I packed my things quickly and on Sunday morning went out looking for a cheap motel.
I found a nice Italian, Bed and Breakfast Hotel in Surrey Garden and moved in, the same evening.
Then one evening I gave a call to our principal's sister in law looking for a cheaper annex.
She was working when I called her.
She understood my plight instantly.
She asked me to pack the things and you come and stay with us until a suitable place is found.
After work she came with her husband and picked me up.
First lesson was to cook my food and gave me simple instructions like raw milk for coconut milk.
She found me an annex for 150 pounds (half the price of the hotel).
I had to put 50 pense for the heating in the night.
Month's expense with food was 200 pounds.
After the breakfast I come out to spent the day inside the tube (train) for heating.
The tube was filthy those days.
Coffee was the worst and Kentucky and Macdonald were non existent.
Chinese fish and chips with food additives were cheap.
Changed to Yorkshire fish and chips later.
I really enjoyed the two month sojourn in the city of London and all the bookshops, computer shops and stamp (philates) shops.
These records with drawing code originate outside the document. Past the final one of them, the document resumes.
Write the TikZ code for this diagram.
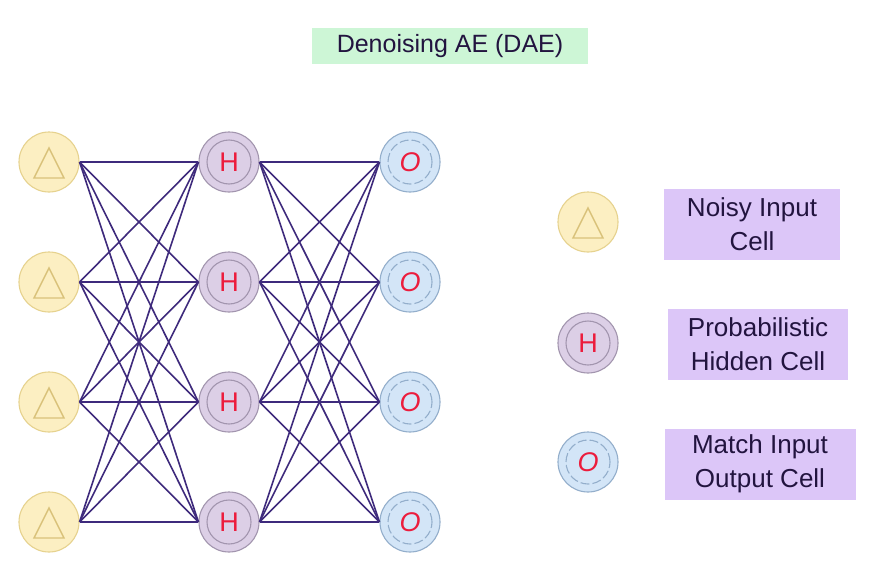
\documentclass[tikz,border=0pt]{standalone}
\usepackage{fontspec}
\setmainfont{Liberation Sans}
\begin{document}
\begin{tikzpicture}[x=1pt,y=-1pt,
  cellbase/.style={circle, minimum size=60pt, inner sep=0pt, line width=1.1pt},
  inputcell/.style={cellbase, draw=inborder, fill=infill,
    path picture={\draw[line width=1.4pt, draw=tricol]
      ([xshift=-15pt,yshift=-16pt]path picture bounding box.center) --
      ([xshift=15pt,yshift=-16pt]path picture bounding box.center) --
      ([yshift=14pt]path picture bounding box.center) -- cycle;}},
  hiddencell/.style={cellbase, draw=hidborder, fill=hidfill, text=letred,
    font=\fontsize{27}{27}\selectfont,
    path picture={\draw[line width=1.1pt, draw=hidborder]
      (path picture bounding box.center) circle (22pt);}},
  outputcell/.style={cellbase, draw=outborder, fill=outfill, text=letred,
    font=\fontsize{27}{27}\selectfont\itshape,
    path picture={\draw[line width=1.1pt, draw=outborder, dash pattern=on 9pt off 3pt]
      (path picture bounding box.center) circle (22pt);}},
  labelbox/.style={fill=labfill, text=labtext, align=center, inner xsep=4pt, inner ysep=3pt,
    font=\fontsize{26}{34}\selectfont},
  edge/.style={draw=edgecol, line width=1.6pt}
]
\definecolor{infill}{HTML}{FCEFC2}
\definecolor{inborder}{HTML}{E6D28E}
\definecolor{tricol}{HTML}{D9C27A}
\definecolor{hidfill}{HTML}{DCCFE6}
\definecolor{hidborder}{HTML}{A295AE}
\definecolor{outfill}{HTML}{D3E5F7}
\definecolor{outborder}{HTML}{93AECB}
\definecolor{letred}{HTML}{EC1C3C}
\definecolor{edgecol}{HTML}{3E2A7C}
\definecolor{labfill}{HTML}{DCC6F8}
\definecolor{labtext}{HTML}{22143F}
\definecolor{titlefill}{HTML}{CDF6D6}
\useasboundingbox[fill=white] (0,0) rectangle (880,562);

\node[fill=titlefill, text=labtext, minimum width=276pt, minimum height=36pt,
  font=\fontsize{25}{25}\selectfont] (title) at (450,46) {Denoising AE (DAE)};

\foreach \i/\y in {1/162,2/282,3/402,4/522}{
  \node[inputcell] (i\i) at (49,\y) {};
  \node[hiddencell] (h\i) at (229,\y) {H};
  \node[outputcell] (o\i) at (410,\y) {O};
}
\foreach \a in {1,...,4}{
  \foreach \b in {1,...,4}{
    \draw[edge] (i\a.east) -- (h\b.west);
    \draw[edge] (h\a.east) -- (o\b.west);
  }
}

\node[inputcell] (li) at (588,222) {};
\node[hiddencell] (lh) at (588,343) {H};
\node[outputcell] (lo) at (588,462) {O};

\node[labelbox, minimum width=176pt, minimum height=71pt] (lti) at (752,224) {Noisy Input\\Cell};
\node[labelbox, minimum width=180pt, minimum height=71pt] (lth) at (758,344) {Probabilistic\\Hidden Cell};
\node[labelbox, minimum width=191pt, minimum height=71pt] (lto) at (760,464) {Match Input\\Output Cell};
\end{tikzpicture}
\end{document}
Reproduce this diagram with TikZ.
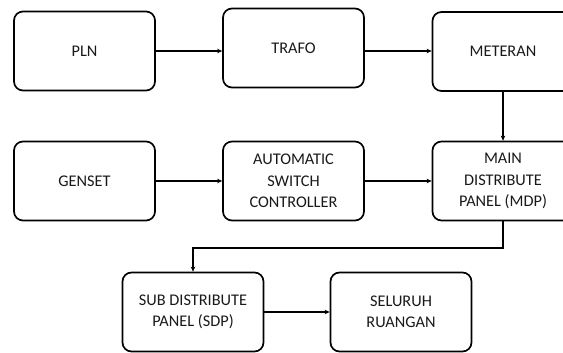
\documentclass[tikz,border=0pt]{standalone}
\usepackage{fontspec}
\setmainfont{Carlito}
\usetikzlibrary{arrows.meta}
\begin{document}
\begin{tikzpicture}[x=1pt,y=-1pt,
    blok/.style={draw,line width=1.7pt,rounded corners=9pt,minimum width=141pt,
        minimum height=79pt,align=center,text=black!90,
        font=\fontsize{16.3}{21.5}\selectfont},
    panah/.style={line width=1.6pt,-{Stealth[length=5pt,width=4.5pt]}}]
    \useasboundingbox (0,0) rectangle (563,353);
    % Draw first row
    \node[blok] (pln) at (84.5,51) {PLN};
    \node[blok] (trafo) at (293.5,48) {TRAFO};
    \node[blok] (meteran) at (503,51.5) {METERAN};
    % Draw second row
    \node[blok] (genset) at (84.5,181) {GENSET};
    \node[blok] (asc) at (293.5,181) {AUTOMATIC\\SWITCH\\CONTROLLER};
    \node[blok] (mdp) at (503,181) {MAIN\\DISTRIBUTE\\PANEL (MDP)};
    % Draw third row
    \node[blok] (sdp) at (193,312) {SUB DISTRIBUTE\\PANEL (SDP)};
    \node[blok] (ruang) at (401,312) {SELURUH\\RUANGAN};
    % Draw connectors
    \draw[panah] (pln.east) -- (pln.east -| trafo.west);
    \draw[panah] (trafo.east |- pln.east) -- (pln.east -| meteran.west);
    \draw[panah] (meteran.south) -- (mdp.north);
    \draw[panah] (genset) -- (asc);
    \draw[panah] (asc) -- (mdp);
    \draw[panah] (mdp.south) -- ++(0,26.5) -| (sdp.north);
    \draw[panah] (sdp) -- (ruang);
\end{tikzpicture}
\end{document}
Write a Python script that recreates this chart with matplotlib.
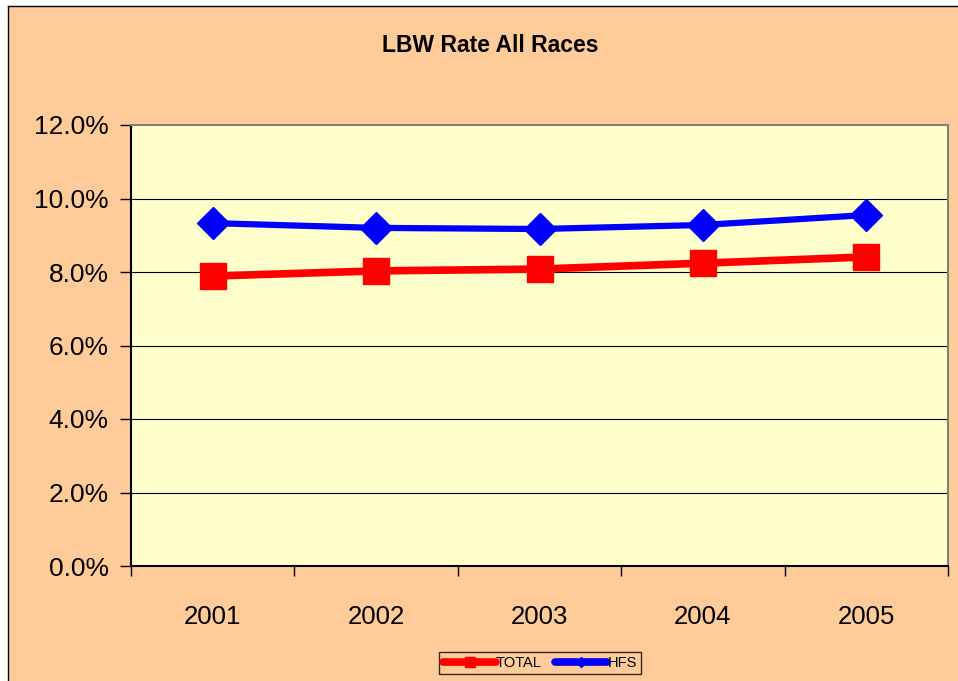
import matplotlib
matplotlib.use("Agg")
import matplotlib.pyplot as plt
from matplotlib.patches import Rectangle
from matplotlib.ticker import FuncFormatter, FixedLocator

years = ["2001", "2002", "2003", "2004", "2005"]
total = [7.89, 8.03, 8.08, 8.24, 8.41]
hfs = [9.33, 9.20, 9.17, 9.28, 9.55]
yticks = [0, 2, 4, 6, 8, 10, 12]

plt.rcParams['font.family'] = ['Liberation Sans', 'DejaVu Sans']

W, H = 958, 681
fig = plt.figure(figsize=(W / 100, H / 100), dpi=100)
fig.patch.set_facecolor('white')
bg = Rectangle((8 / W, 0), 1 - 8 / W, 1 - 6 / H, transform=fig.transFigure,
               facecolor='#FFCC99', edgecolor='none', zorder=-10)
fig.patches.append(bg)
fig.add_artist(plt.Line2D([8 / W, 8 / W], [0, 1 - 6 / H], transform=fig.transFigure, color='black', lw=1))
fig.add_artist(plt.Line2D([8 / W, 1], [1 - 6 / H, 1 - 6 / H], transform=fig.transFigure, color='black', lw=1))

left, right, top, bottom = 131, 948, 125, 566
ax = fig.add_axes([left / W, 1 - bottom / H, (right - left) / W, (bottom - top) / H])
ax.set_facecolor('#FFFFCC')

x = list(range(len(years)))
ax.plot(x, total, color='#FF0000', lw=5.5, marker='s', markersize=19, label='TOTAL',
        solid_capstyle='round', zorder=3)
ax.plot(x, hfs, color='#0000FF', lw=4.5, marker='D', markersize=16, label='HFS',
        solid_capstyle='round', zorder=4)

ax.set_xlim(-0.5, len(years) - 0.5)
ax.set_ylim(0, 12)
ax.yaxis.set_major_locator(FixedLocator(yticks))
ax.yaxis.set_major_formatter(FuncFormatter(lambda v, p: f"{v:.1f}%"))
for yv in yticks[1:-1]:
    ax.axhline(yv, color='black', lw=0.8, zorder=1)

ax.set_xticks(x)
ax.set_xticklabels(years)
ax.set_xticks([i - 0.5 for i in range(len(years) + 1)], minor=True)
ax.tick_params(axis='x', which='major', length=0, pad=28, labelsize=18.5)
ax.tick_params(axis='x', which='minor', length=7, width=1, direction='out')
ax.tick_params(axis='y', length=8, width=1, direction='out', labelsize=19, pad=8)

for s in ['left', 'bottom']:
    ax.spines[s].set_color('black')
    ax.spines[s].set_linewidth(1.5)
for s in ['top', 'right']:
    ax.spines[s].set_color('#808080')
    ax.spines[s].set_linewidth(1.5)

fig.text(490 / W, 1 - 45 / H, "LBW Rate All Races", ha='center', va='center',
         fontsize=16.5, fontweight='bold')

leg = fig.legend(loc='center', bbox_to_anchor=(540 / W, 1 - 663 / H), ncol=2, frameon=True,
                 fontsize=10.5, handlelength=3.6, handletextpad=0.0, columnspacing=0.9,
                 borderpad=0.3, markerscale=0.35, fancybox=False, borderaxespad=0)
leg.get_frame().set_edgecolor('black')
leg.get_frame().set_facecolor('none')
leg.get_frame().set_linewidth(1)
for h in leg.get_lines():
    h.set_linewidth(5.5)

fig.savefig('out.png', dpi=100, facecolor=fig.get_facecolor())
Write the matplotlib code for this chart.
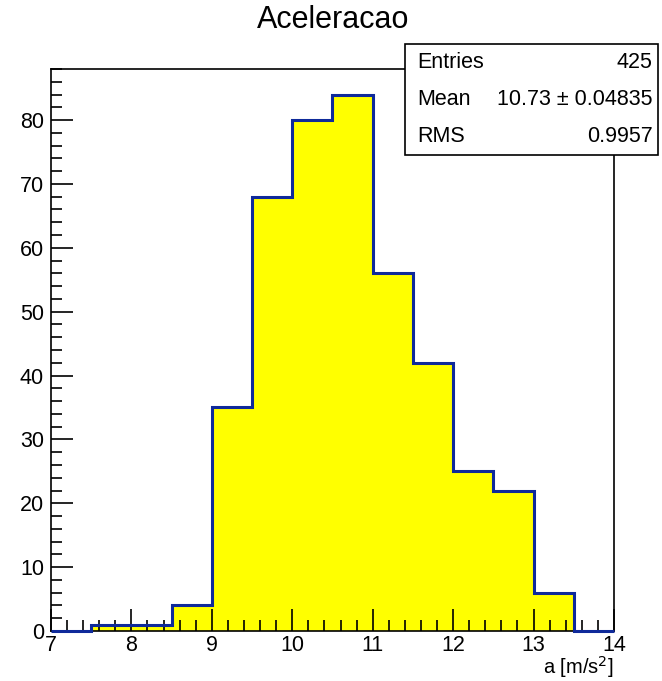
import numpy as np
import matplotlib
matplotlib.use("Agg")
import matplotlib.pyplot as plt
from matplotlib.ticker import MultipleLocator

plt.rcParams['font.family'] = ['Liberation Sans', 'DejaVu Sans']

# histogram data
edges = np.arange(7.0, 14.01, 0.5)
counts = [0, 1, 1, 4, 35, 68, 80, 84, 56, 42, 25, 22, 6, 0]
stats_names = ["Entries", "Mean", "RMS"]
stats_vals = ["425", "10.73 \u00b1 0.04835", "0.9957"]

fig = plt.figure(figsize=(6.62, 6.81), dpi=100)
ax = fig.add_axes([0.077, 0.0734, 0.8505, 0.8253])

ax.stairs(counts, edges, fill=True, color='#ffff00', lw=0)
ax.stairs(counts, edges, color='#0f2a9a', lw=2.2, zorder=5, clip_on=False)

ax.set_xlim(7, 14)
ax.set_ylim(0, 88)
ax.xaxis.set_major_locator(MultipleLocator(1))
ax.xaxis.set_minor_locator(MultipleLocator(0.2))
ax.yaxis.set_major_locator(MultipleLocator(10))
ax.yaxis.set_minor_locator(MultipleLocator(2))
ax.tick_params(which='both', direction='in', labelsize=15.5, width=1.2)
ax.tick_params(which='major', length=16, pad=5)
ax.tick_params(axis='x', which='major', pad=3)
ax.tick_params(which='minor', length=8)
for s in ax.spines.values():
    s.set_linewidth(1.2)

ax.set_xlabel("a [m/s$^2$]", fontsize=14.5, loc='right')
ax.xaxis.set_label_coords(1.0, -0.041)
ax.xaxis.label.set_horizontalalignment('right')
ax.xaxis.label.set_verticalalignment('top')

fig.text(0.503, 0.97, "Aceleracao", ha='center', va='center', fontsize=22)

# stats box
bx0, by0, bw, bh = 0.612, 0.772, 0.382, 0.163
box = plt.Rectangle((bx0, by0), bw, bh, transform=fig.transFigure,
                    facecolor='white', edgecolor='black', lw=1.2, zorder=10)
fig.add_artist(box)
for i, (n, v) in enumerate(zip(stats_names, stats_vals)):
    yy = by0 + bh - (i + 0.5) * bh / 3
    fig.text(bx0 + 0.018, yy, n, ha='left', va='center', fontsize=15.5, zorder=11)
    fig.text(bx0 + bw - 0.008, yy, v, ha='right', va='center', fontsize=15.5, zorder=11)

fig.savefig("out.png", dpi=100)
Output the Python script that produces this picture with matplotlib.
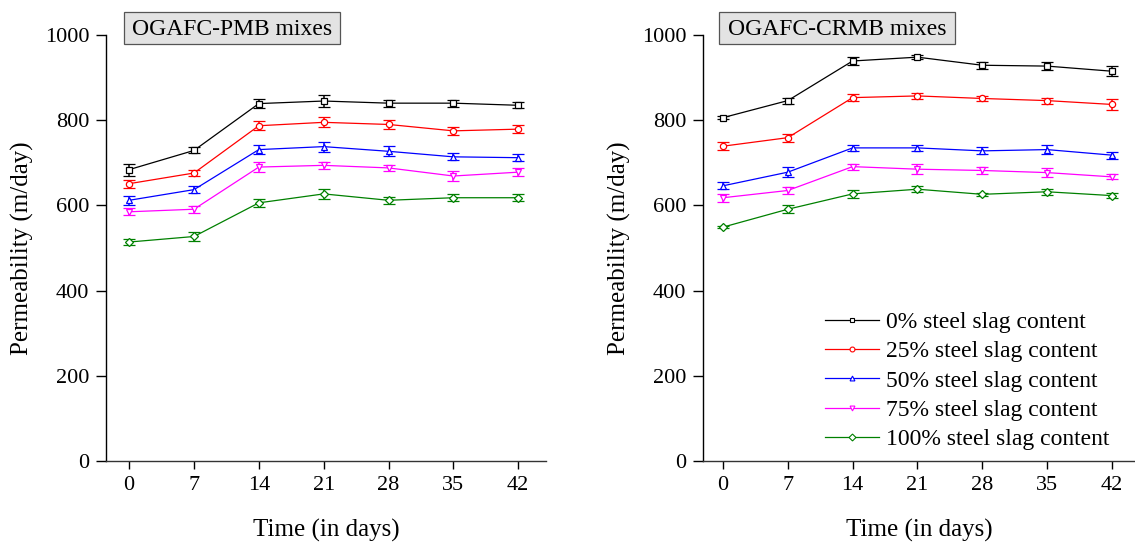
import matplotlib
matplotlib.use("Agg")
import matplotlib.pyplot as plt
from matplotlib.patches import Rectangle
from matplotlib.lines import Line2D

plt.rcParams['font.family'] = ['Liberation Serif', 'DejaVu Serif']

# Curing time (days)
days = [0, 7, 14, 21, 28, 35, 42]
day_ticks = [0, 7, 14, 21, 28, 35, 42]
perm_ticks = [0, 200, 400, 600, 800, 1000]

series_labels = ["0% steel slag content", "25% steel slag content",
                 "50% steel slag content", "75% steel slag content",
                 "100% steel slag content"]

# OGAFC-PMB mixes: mean permeability (m/day) and error
pmb_0 = [684, 729, 839, 845, 840, 840, 835]
pmb_25 = [651, 676, 787, 795, 790, 775, 779]
pmb_50 = [612, 637, 731, 738, 727, 714, 712]
pmb_75 = [585, 591, 690, 694, 688, 669, 678]
pmb_100 = [514, 527, 606, 627, 612, 618, 618]
pmb_err_0 = [14, 7, 11, 15, 8, 8, 7]
pmb_err_25 = [9, 7, 11, 12, 10, 9, 10]
pmb_err_50 = [10, 8, 10, 12, 12, 8, 8]
pmb_err_75 = [8, 8, 12, 8, 8, 12, 10]
pmb_err_100 = [8, 10, 10, 12, 8, 8, 8]

# OGAFC-CRMB mixes: mean permeability (m/day) and error
crmb_0 = [806, 846, 939, 948, 929, 927, 915]
crmb_25 = [739, 759, 853, 857, 851, 846, 837]
crmb_50 = [646, 678, 735, 735, 728, 731, 718]
crmb_75 = [618, 635, 691, 685, 682, 677, 667]
crmb_100 = [549, 591, 627, 638, 626, 632, 623]
crmb_err_0 = [4, 7, 9, 4, 8, 10, 12]
crmb_err_25 = [9, 9, 9, 7, 6, 7, 12]
crmb_err_50 = [8, 12, 7, 7, 8, 10, 8]
crmb_err_75 = [9, 9, 7, 12, 8, 10, 6]
crmb_err_100 = [2, 9, 9, 7, 3, 7, 5]

colors = ["#000000", "#ff0000", "#0000ff", "#ff00ff", "#008000"]
markers = ["s", "o", "^", "v", "D"]

W, H = 1135, 546
fig = plt.figure(figsize=(W / 100, H / 100), dpi=100)


def px_rect(x0, y0, x1, y1):
    """Figure-fraction rectangle from pixel edges (y measured from top)."""
    return [x0 / W, 1 - y1 / H, (x1 - x0) / W, (y1 - y0) / H]


ax1 = fig.add_axes(px_rect(106, 35, 546, 461))
ax2 = fig.add_axes(px_rect(703, 35, 1135, 461))

panels = [
    (ax1, [pmb_0, pmb_25, pmb_50, pmb_75, pmb_100],
     [pmb_err_0, pmb_err_25, pmb_err_50, pmb_err_75, pmb_err_100], (-2.5, 45.0)),
    (ax2, [crmb_0, crmb_25, crmb_50, crmb_75, crmb_100],
     [crmb_err_0, crmb_err_25, crmb_err_50, crmb_err_75, crmb_err_100], (-2.16, 44.5)),
]

for ax, vals, errs, xl in panels:
    for v, e, c, m in zip(vals, errs, colors, markers):
        ax.errorbar(days, v, yerr=e, color=c, lw=0.9, marker=m, ms=4.5,
                    mfc="white", mec=c, mew=0.9, capsize=4.5, capthick=1.3,
                    elinewidth=1.1)
    ax.set_xlim(*xl)
    ax.set_ylim(0, 1000)
    ax.set_xticks(day_ticks)
    ax.set_yticks(perm_ticks)
    ax.spines['top'].set_visible(False)
    ax.spines['right'].set_visible(False)
    ax.spines['left'].set_linewidth(1.0)
    ax.spines['bottom'].set_linewidth(1.0)
    ax.spines['bottom'].set_color('#333333')
    ax.tick_params(axis='y', direction='out', length=7, width=1.0, pad=5,
                   labelsize=16)
    ax.tick_params(axis='x', direction='out', length=6, width=1.0, pad=5,
                   labelsize=16)
    ax.set_xlabel("Time (in days)", fontsize=18, labelpad=17)
    ax.set_ylabel("Permeability (m/day)", fontsize=18, labelpad=8)
    ax.set_facecolor('none')

# Panel title boxes
for (x0, y0, x1, y1), txt in [((124, 12.3, 340, 44.3), "OGAFC-PMB mixes"),
                              ((719, 12.3, 955, 44.3), "OGAFC-CRMB mixes")]:
    r = px_rect(x0, y0, x1, y1)
    fig.patches.append(Rectangle((r[0], r[1]), r[2], r[3],
                                 transform=fig.transFigure, facecolor="#e3e3e3",
                                 edgecolor="#555555", lw=0.9))
    fig.text((x0 + x1) / 2 / W, 1 - ((y0 + y1) / 2 + 1) / H, txt,
             ha="center", va="center", fontsize=17)

# Legend in the CRMB panel
handles = [Line2D([], [], color=c, lw=0.9, marker=m, ms=3.5, mfc="white",
                  mec=c, mew=0.8) for c, m in zip(colors, markers)]
ax2.legend(handles, series_labels, loc="upper left",
           bbox_to_anchor=(825 / W, 1 - 311.5 / H),
           bbox_transform=fig.transFigure, frameon=False, fontsize=17,
           handlelength=2.3, handletextpad=0.3, labelspacing=0.33,
           borderpad=0, borderaxespad=0)

fig.savefig("out.png", dpi=100, facecolor="white")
Tottenham Court Road was my favourite.
It had Indian Kashmir Sari shops from where I bought two saries for my mother and my mother in law for our wedding.
Within two months I found a job in Yorkshire and never had to look back.
I made good friends too.
I went to New Zealand for two decades later.
There I met lovely Ceylonese friends who helped me in various ways throughout my stay.
I do not like New Zealanders and never went back.
Now I am in a third country in my retirement.